Страницы Миллбурнского клуба, 1 - страница 12

стр.

И вот, двадцать один год спустя, слушая овации зрителей и видя в зале Диму, который тоже встал и аплодировал, я горько пожалел, что мама и папа не дожили до этого времени и тоже не сидели в зале.

Меня просят пройти на банкет-экспромт для избранных. Директор постарался: сервировка, изысканные вина, отменные закуски – присутствие мэра обязывало.

Мэр произнес тост за успех.

И тут Дима не выдержал и объявил, что Александр Углов – это его родной брат и что он живет в Америке. Затем сказал, что у него за океаном три брата.

(Три брата – это Боря, инженер-электронщик, Гриша, тренер по гимнастике, и Саша, автор этих строк. Наш брат Витя, к великому несчастью, уже ушел из жизни.)

Мэр удивился и в шутку спросил: «У вас все братья – такие таланты?»

Дима человек театральный, любит эффекты. Он сделал вид, что задумался, и важно произнес: «Все пишут».

Вскоре мы перебрались на актерский банкет. Там все было проще, почти точь-в-точь как в моем конструкторском бюро тридцать лет назад по случаю празднования дня 8 марта – столы, покрытые белой бумагой, водка, стаканчики, дешевый закусон.
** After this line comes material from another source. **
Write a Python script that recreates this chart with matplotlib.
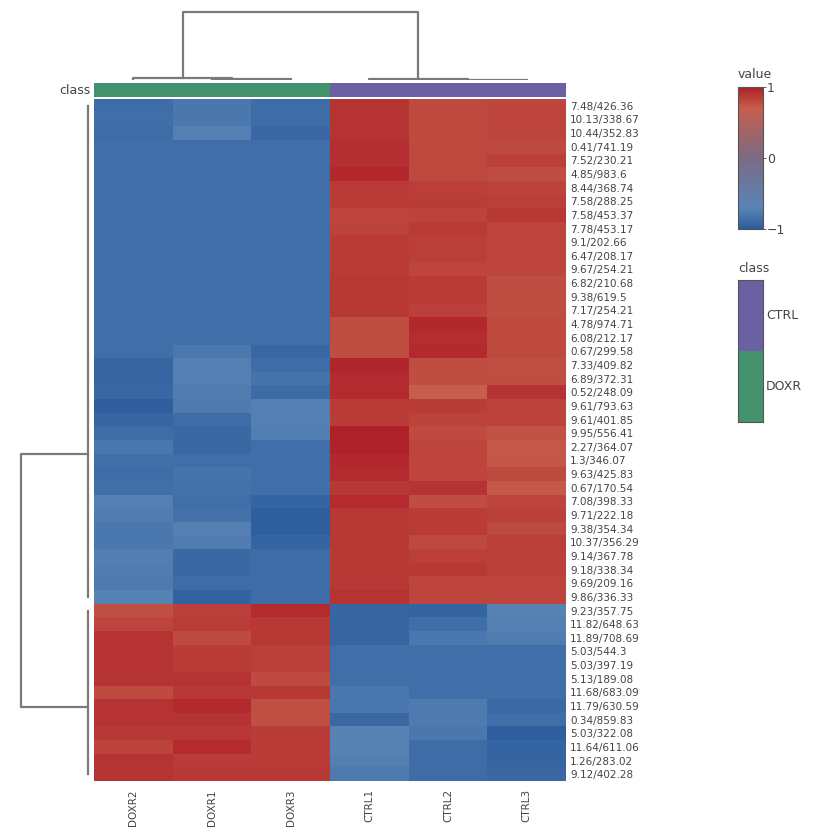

Открыл банкет Рубанов. Он встал и раскрыл мое инкогнито:

«Углов – тра-та-та-та-та, приехал из Нью-Йорка, никакой не режиссер, простите нас за то, что мы подставили вас под непрофессионала... и спасибо вам, что вы не устроили ему кровавую баню, терпели...»

Дальше Рубанов сказал, что эта пьеса новая, нигде не ставилась. А с новой пьесой всегда больше хлопот. И вспомнил, как в молодости ставил пьесу Вампилова «Прощание в июне» и они тоже много меняли...

Дальше он похвалил Юлю с самой лучшей ролью в ее карьере. Дальше он похвалил Славу и сказал, что тот поднялся на новые творческие высоты.

Было много выпито и сказано, но все это было уже не так интересно.

Актеры сидели с загадочными улыбками на каменных лицах и не смотрели на меня. Я испугался, подошел, уверил: актеров выбирал я. И только я! (Что было правдой.) Ребята смягчились. Да и чего кукситься – ведь успех! А после успешной премьеры (мне так сказали) режиссер может два дня ходить по театру без штанов.

На следующий день директор затребовал меня в театр.

Рубанов тут же «просчитал ситуацию»: спектакль получился, мэр города доволен, и не дать Углову комиссионные – значит угодить в «историю».

И вот на следующий день я иду в театр. Подписываю новый контракт, в котором сказано – автор получает пять процентов со сбора.Этих денег едва ли хватит сходить раз в месяц в ресторан, но я все равно счастлив: я не подвел театр – затея удалась.

Идет второй показ. Снова смех, слезы, аплодисменты, цветы. После спектакля иду к артистам в гримерную, ставлю французский коньяк “Hennessy”, привезенный из Нью-Йорка, дарю Андрею американскую майку-сувенир, снимаюсь с артистами на память.

На следующий день утром, 20 апреля, выхожу из гостиницы. Меня ждет «белая газель». Финита ля комедия. Я лечу домой.

В самолете «Москва-Нью-Йорк» я мысленно оцениваю свою уральскую эпопею и делаю несколько практических наблюдений:

Первое. Я потерял три килограмма.

Второе. У меня нет таланта режиссера.

Третье. Тяжело начинать в 55 лет.

Прилетев домой, я первым делом позвонил моему знакомому театральному зубру и доложил: «Абрам Львович! Актеры меня не съели, я живой».

Послесловие

Прошел год со дня премьеры. Вчера на интернете я посмотрел афишу Екатеринбургского Академического Театра драмы. Пьеса «Билет в один конец» по-прежнему в репертуаре, только теперь рядом с фамилией постановщика спектакля появились скобочки, а в скобочках стоит «США» – Соединенные Штаты Америки.

И еще я обнаружил, что на мой спектакль билеты стоят 250 рублей, а на все остальные спектакли малой сцены – 150. Пустячок, а приятно.

Послесловие к послесловию

Во время генеральной репетиции я обратил внимание на одну женщину. Она была из пошивочного цеха. Она сидела в последнем ряду, смотрела на сцену и горько плакала. После прогона я подошел к ней и спросил, чего она плачет? «Я очень за нее переживаю...» – ответила женщина. Она имела в виду главную героиню.

На премьере я снова заметил эту женщину. Она сидела в последнем ряду, нарядно одетая, с мужем. И смотрела во все глаза. И опять плакала.